In a letter sent to the main players in the pounds 600m industry, which is dominated by Wall's, a subsidiary of Unilever, Mars and Nestle, the Commission said that it had identified both scale monopolies and complex monopolies, where a number of companies operate together to distort competition.
However, the Commission said it had not reached any conclusion on whether these operated against the public interest and it invited comments from interested parties such as manufacturers, distributors, retailers and consumers.
The nine-month inquiry into the "impulse" ice-cream market - ice-creams bought from corner shops for immediate consumption - follows an Monopolies and Mergers Commission report last year which found that Wall's wholesaling practices were anti-competitive.

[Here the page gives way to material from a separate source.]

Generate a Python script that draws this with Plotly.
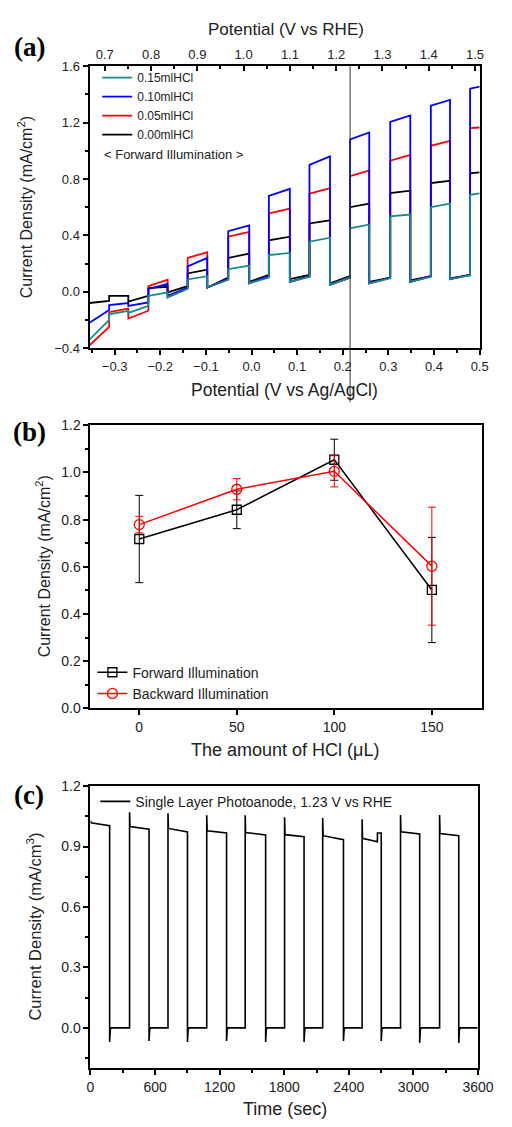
import plotly.graph_objects as go

W, H = 512, 1127

# ---------------- Panel (a) data: chopped-light LSV ----------------
# light switching edges (V vs Ag/AgCl); dark, light, dark, light ...
a_edges = [-0.355, -0.312, -0.270, -0.226, -0.184, -0.140, -0.097, -0.051, -0.005, 0.038,
           0.084, 0.127, 0.172, 0.216, 0.258, 0.304, 0.348, 0.393, 0.435, 0.479, 0.500]
# current at start / end of each segment (mA/cm2)
black_start = [-0.08, -0.03, -0.07, 0.025, -0.005, 0.13, 0.03, 0.24, 0.07, 0.365,
               0.09, 0.484, 0.06, 0.60, 0.07, 0.70, 0.08, 0.77, 0.095, 0.84]
black_end = [-0.065, -0.03, -0.03, 0.035, 0.04, 0.157, 0.10, 0.27, 0.12, 0.39,
             0.12, 0.507, 0.11, 0.625, 0.10, 0.717, 0.11, 0.787, 0.12, 0.846]
red_start = [-0.38, -0.145, -0.19, 0.04, -0.04, 0.24, 0.03, 0.39, 0.06, 0.555,
             0.07, 0.695, 0.05, 0.82, 0.06, 0.93, 0.07, 1.035, 0.09, 1.16]
red_end = [-0.25, -0.12, -0.135, 0.085, 0.025, 0.28, 0.09, 0.425, 0.11, 0.59,
           0.11, 0.735, 0.10, 0.86, 0.10, 0.97, 0.11, 1.07, 0.12, 1.165]
blue_start = [-0.22, -0.095, -0.10, 0.02, -0.03, 0.18, 0.03, 0.43, 0.06, 0.68,
              0.07, 0.90, 0.05, 1.08, 0.06, 1.205, 0.07, 1.32, 0.09, 1.44]
blue_end = [-0.13, -0.08, -0.076, 0.055, 0.03, 0.24, 0.09, 0.47, 0.11, 0.73,
            0.11, 0.96, 0.10, 1.13, 0.10, 1.25, 0.11, 1.36, 0.12, 1.455]
teal_start = [-0.34, -0.16, -0.15, -0.03, -0.04, 0.087, 0.03, 0.16, 0.06, 0.26,
              0.07, 0.355, 0.05, 0.45, 0.06, 0.535, 0.07, 0.60, 0.09, 0.687]
teal_end = [-0.20, -0.135, -0.10, -0.005, 0.02, 0.11, 0.085, 0.185, 0.10, 0.275,
            0.105, 0.383, 0.10, 0.477, 0.095, 0.547, 0.105, 0.625, 0.115, 0.698]
a_series = ["0.00mlHCl", "0.05mlHCl", "0.10mlHCl", "0.15mlHCl"]
a_colors = ["#000000", "#ff0000", "#0000ff", "#178b8b"]
rhe_marker = 1.23

# ---------------- Panel (b) data ----------------
b_hcl = [0, 50, 100, 150]
b_forward = [0.718, 0.842, 1.054, 0.502]
b_forward_err = [0.185, 0.08, 0.087, 0.223]
b_backward = [0.779, 0.929, 1.005, 0.603]
b_backward_err = [0.035, 0.045, 0.066, 0.25]

# ---------------- Panel (c) data: chopped chronoamperometry ----------------
c_on_start = [0, 363, 720, 1080, 1437, 1803, 2157, 2523, 2880, 3243]
c_on_end = [178, 544, 901, 1264, 1627, 1984, 2350, 2701, 3058, 3421]
c_on_spike = [1.028, 1.07, 1.065, 1.055, 1.055, 1.045, 1.042, 1.035, 1.057, 1.057]
c_level_start = [1.018, 0.999, 0.99, 0.978, 0.97, 0.959, 0.954, 0.941, 0.973, 0.964]
c_level_end = [1.003, 0.986, 0.973, 0.967, 0.957, 0.949, 0.934, 0.967, 0.962, 0.954]
c_off_spike = [-0.07, -0.065, -0.07, -0.065, -0.07, -0.07, -0.065, -0.065, -0.075, -0.075]
c_bump_t = 2665
c_bump_from = 0.924
c_end_t = 3595


def steps(edges, s, e):
    xs, ys = [], []
    for i in range(len(s)):
        xs += [edges[i], edges[i + 1]]
        ys += [s[i], e[i]]
    return xs, ys


def ppx(p):
    return p / W


def ppy(p):
    return 1 - p / H


FONT = "Arial, 'Liberation Sans', sans-serif"
TICKC = "#222222"

fig = go.Figure()

# ---- (a) traces ----
for name, color, s, e in zip(a_series, a_colors,
                             [black_start, red_start, blue_start, teal_start],
                             [black_end, red_end, blue_end, teal_end]):
    xs, ys = steps(a_edges, s, e)
    fig.add_trace(go.Scatter(x=xs, y=ys, mode="lines", name=name,
                             line=dict(color=color, width=1.8),
                             xaxis="x", yaxis="y", legend="legend"))
fig.add_trace(go.Scatter(x=[0.7, 1.5], y=[None, None], mode="lines", showlegend=False,
                         xaxis="x2", yaxis="y", hoverinfo="skip"))

# ---- (b) traces ----
fig.add_trace(go.Scatter(x=b_hcl, y=b_forward, mode="lines+markers", name="Forward Illumination",
                         line=dict(color="black", width=1.5),
                         marker=dict(symbol="square-open", size=9, color="black", line=dict(width=1.3)),
                         error_y=dict(type="data", array=b_forward_err, color="black", thickness=1, width=4),
                         xaxis="x3", yaxis="y3", legend="legend2"))
fig.add_trace(go.Scatter(x=b_hcl, y=b_backward, mode="lines+markers", name="Backward Illumination",
                         line=dict(color="red", width=1.5),
                         marker=dict(symbol="circle-open", size=10, color="red", line=dict(width=1.3)),
                         error_y=dict(type="data", array=b_backward_err, color="red", thickness=1, width=4),
                         xaxis="x3", yaxis="y3", legend="legend2"))

# ---- (c) trace ----
cx, cy = [], []
for i in range(len(c_on_start)):
    t0, t1 = c_on_start[i], c_on_end[i]
    if i > 0:
        cx += [t0]
        cy += [0.0]
    cx += [t0, t0 + 4]
    cy += [c_on_spike[i], c_level_start[i]]
    if t0 < c_bump_t < t1:
        cx += [c_bump_t, c_bump_t + 1]
        cy += [c_bump_from, c_level_end[i]]
    cx += [t1, t1, t1 + 6, t1 + 14]
    cy += [c_level_end[i], c_off_spike[i], -0.008, 0.0]
cx += [c_end_t]
cy += [0.0]
fig.add_trace(go.Scatter(x=cx, y=cy, mode="lines", name="Single Layer Photoanode, 1.23 V vs RHE",
                         line=dict(color="black", width=1.6),
                         xaxis="x4", yaxis="y4", legend="legend3"))

axis_common = dict(showgrid=False, zeroline=False, showline=True, linecolor="black", linewidth=2,
                   tickcolor="black", tickwidth=1.5, ticklen=5,
                   tickfont=dict(family=FONT, size=13, color=TICKC))
tf14 = dict(family=FONT, size=14, color=TICKC)

# domains (pixel-derived)
a_x = [ppx(89), ppx(495)]
a_y = [ppy(345), ppy(59)]
b_x = [ppx(90), ppx(497)]
b_y = [ppy(710.5), ppy(423.3)]
c_x = [ppx(90), ppx(493.3)]
c_y = [ppy(1075.5), ppy(789.3)]

fig.update_layout(
    width=W, height=H, margin=dict(l=0, r=0, t=0, b=0),
    paper_bgcolor="white", plot_bgcolor="white",
    font=dict(family=FONT, color="#222222"),
    xaxis=dict(domain=a_x, anchor="y", range=[-0.355, 0.5], dtick=0.1, tick0=0, tickformat=".1f",
               ticks="outside", minor=dict(dtick=0.05, ticks="outside", ticklen=3, tickcolor="black"),
               **axis_common),
    xaxis2=dict(overlaying="x", anchor="y", side="top", range=[0.667, 1.510], dtick=0.1, tick0=0,
                tickformat=".1f", ticks="inside",
                minor=dict(dtick=0.05, ticks="inside", ticklen=3, tickcolor="black"), **axis_common),
    yaxis=dict(domain=a_y, anchor="x", range=[-0.4, 1.6], dtick=0.4, tick0=0, tickformat=".1f",
               ticks="outside", mirror=True,
               minor=dict(dtick=0.2, ticks="outside", ticklen=3, tickcolor="black"), **axis_common),
    xaxis3=dict(domain=b_x, anchor="y3", range=[-25, 175.5], dtick=50, tick0=0, ticks="outside",
                mirror=True, **{**axis_common, "tickfont": tf14}),
    yaxis3=dict(domain=b_y, anchor="x3", range=[0, 1.2], dtick=0.2, tick0=0, tickformat=".1f",
                ticks="outside", mirror=True,
                minor=dict(dtick=0.1, ticks="outside", ticklen=3, tickcolor="black"),
                **{**axis_common, "tickfont": tf14}),
    xaxis4=dict(domain=c_x, anchor="y4", range=[0, 3600], dtick=600, tick0=0, ticks="outside",
                mirror=True, minor=dict(dtick=300, ticks="outside", ticklen=3, tickcolor="black"),
                **{**axis_common, "tickfont": tf14}),
    yaxis4=dict(domain=c_y, anchor="x4", range=[-0.2, 1.2], dtick=0.3, tick0=0, tickformat=".1f",
                ticks="outside", mirror=True,
                minor=dict(dtick=0.15, ticks="outside", ticklen=3, tickcolor="black"),
                **{**axis_common, "tickfont": tf14}),
    legend=dict(x=ppx(97), y=ppy(56), xanchor="left", yanchor="top", traceorder="reversed",
                bgcolor="rgba(0,0,0,0)", font=dict(family=FONT, size=12, color="#222222")),
    legend2=dict(x=ppx(92), y=ppy(658), xanchor="left", yanchor="top",
                 bgcolor="rgba(0,0,0,0)", font=dict(family=FONT, size=14, color="#222222")),
    legend3=dict(x=ppx(95), y=ppy(789), xanchor="left", yanchor="top",
                 bgcolor="rgba(0,0,0,0)", font=dict(family=FONT, size=14, color="#222222")),
    showlegend=True,
)

# vertical marker at 1.23 V vs RHE
fig.add_shape(type="line", xref="x2", yref="paper", x0=rhe_marker, x1=rhe_marker,
              y0=ppy(400), y1=ppy(59), line=dict(color="#333333", width=1), layer="above")


def ann(text, x, y, size, rot=0, xanchor="center", bold=False, family=FONT):
    fig.add_annotation(text=text, x=ppx(x), y=ppy(y), xref="paper", yref="paper",
                       showarrow=False, textangle=rot, xanchor=xanchor, yanchor="middle",
                       font=dict(family=family, size=size, color="#222222" if not bold else "black"))


SERIF = "'Times New Roman', 'Liberation Serif', serif"
ann("<b>(a)</b>", 27, 40, 27, family=SERIF, bold=True)
ann("<b>(b)</b>", 27, 430, 27, family=SERIF, bold=True)
ann("<b>(c)</b>", 26, 798, 27, family=SERIF, bold=True)

ann("Potential (V vs RHE)", 293, 22, 17)
ann("Potential (V vs Ag/AgCl)", 292, 387, 17.5)
ann("Current Density (mA/cm<sup>2</sup>)", 22, 202, 16, rot=-90)
ann("&lt; Forward Illumination &gt;", 102, 149, 13, xanchor="left")

ann("The amount of HCl (\u03bcL)", 292, 753, 18)
ann("Current Density (mA/cm<sup>2</sup>)", 41, 566, 16, rot=-90)

ann("Time (sec)", 292, 1117, 18)
ann("Current Density (mA/cm<sup>3</sup>)", 31, 932, 16.5, rot=-90)

fig.write_html("out.html", config={"displayModeBar": False},
               post_script="document.body.style.margin='0px';document.body.style.overflow='hidden';")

This latest investigation has established that a monopoly situation exists in favour of Wall's, which has an estimated 37 per cent of the market. It has also identified a number of complex monopolies in favour of certain manufacturers including:
n The supply of freezers on terms which prevent retailers from stocking rival brands
n The use of volume-related bonuses to encourage retailers to buy from particular suppliers
n Supply agreements which prevent retailers stocking rival brands
n The recommending of retail prices.
The Commission said that matters for further investigation included the operation of Birds Eye Wall's new sales and distribution network, Wall's Direct. This was launched in March following last year's MMC report and enables retailers to buy from 200 wholesalers and distributors who are not part of Wall's Direct. Companies that provide sales and distribution services to Wall's Direct can also provide the same services to other ice-cream manufacturers.
This is the fourth inquiry into the ice-cream industry in the last 20 years. The last time the MMC investigated freezer exclusivity in 1994 it ruled that the practice was not against the public interest although the European Commission has ruled it breaches EU competition law.